By Chris Holmes, WF360 Louisiana Migration Editor
Teal, it might not be what's for dinner. The 16-day special teal season opens on September 10, 2016. Coming on the heels of the wettest August on record for Louisiana, there's no shortage of water, but reports of these winged rockets are scarce.
Early August saw the devastating rains in south central Louisiana from an unnamed storm, followed a couple weeks later by high coastal tides. Hurricane Hermine passed close enough to raise tidal water levels before turning and landing on the northwest coast of Florida.
Louisiana Wildlife and Fisheries Waterfowl Study Leader, Larry Reynolds was in the middle of the September surveys at the time of this report. "I've flown 21 lines of the Coastal Survey and the teal numbers are very low. Lots of water, but few ducks," he reports.
With more areas to fly, Reynolds cautioned that it's risky to comment until all the available data is in and the numbers are "crunched." However, only one bunch of teal nearing1,000 was spotted near Gueydan. If the rest of the survey follows suit, Reynolds expects "one of the lower September surveys on record."
Reynolds' scientific observations are mirrored by those of hunters scouting and prepping blinds in various areas of the state. William Lane Stephenson lives in Shreveport and is a Drake Waterfowl Field Expert. Stephenson chases waterfowl across several states and is not impressed. "I was in southeast Arkansas and only saw about 200 birds. Terrible," he says.
Things aren't much better in the coastal areas. Jared Serigne hunts and guides for teal in the Caernarvon area and says the birds have yet to arrive. "Unfortunately, there's no good news to report. We are remaining hopeful, but it could be a week or so before they start to show," he says. The good news is that despite the high water levels, the habitat is in great shape. "The ponds look great with lots of feed, so when they get here, we should be able to hold them," he adds.
Quack Heads Outfitters has leases across a wide swath of southeast Louisiana and although they saw some teal a few weeks ago, they either left or are hiding out. "We were covered up in some areas a couple weeks ago, but they left or are scattered about. Our guides in other areas are only seeing a handful," says owner, Jared Hall.

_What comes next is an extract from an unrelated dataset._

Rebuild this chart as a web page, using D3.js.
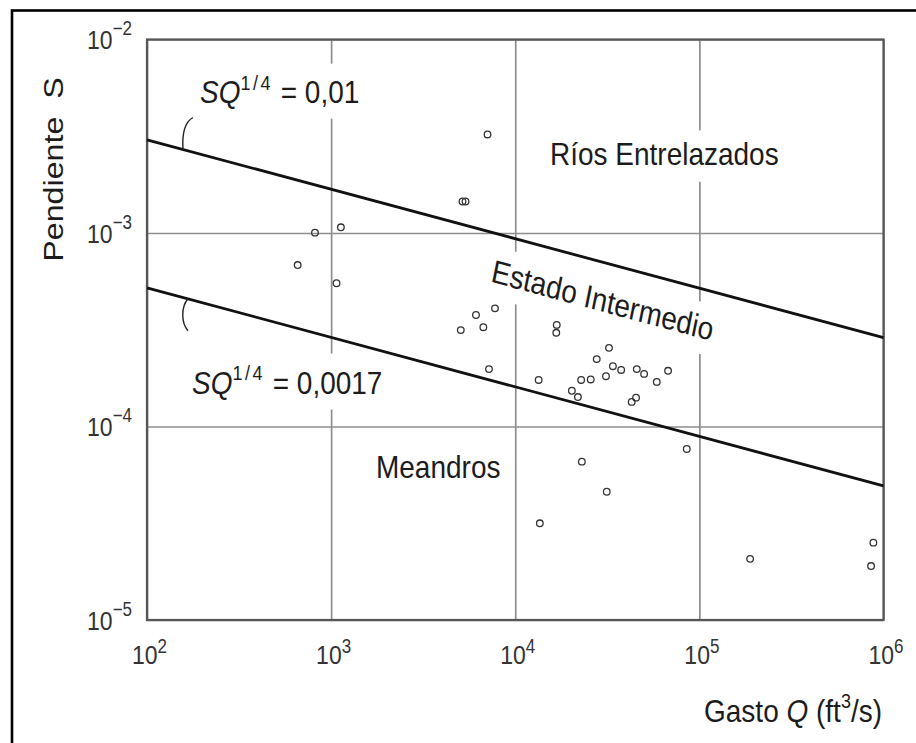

Teal can move in and out in the blink of an eye, and with a full moon taking place in mid-September, hunters are remaining optimistic. While all signs point to a slow opener, there's always hope that they will magically appear. Serigne sums up what it means to be a teal hunter in Louisiana: "They haven't shown up in our area, but that could change overnight. We're going regardless."
A lifelong resident of southeast Louisiana, Chris Holmes is a freelance writer, avid waterfowl hunter, and fisherman. He will be providing Louisiana migration, habitat, and hunting alerts to Waterfowl360 throughout the 2016–2017 waterfowl season.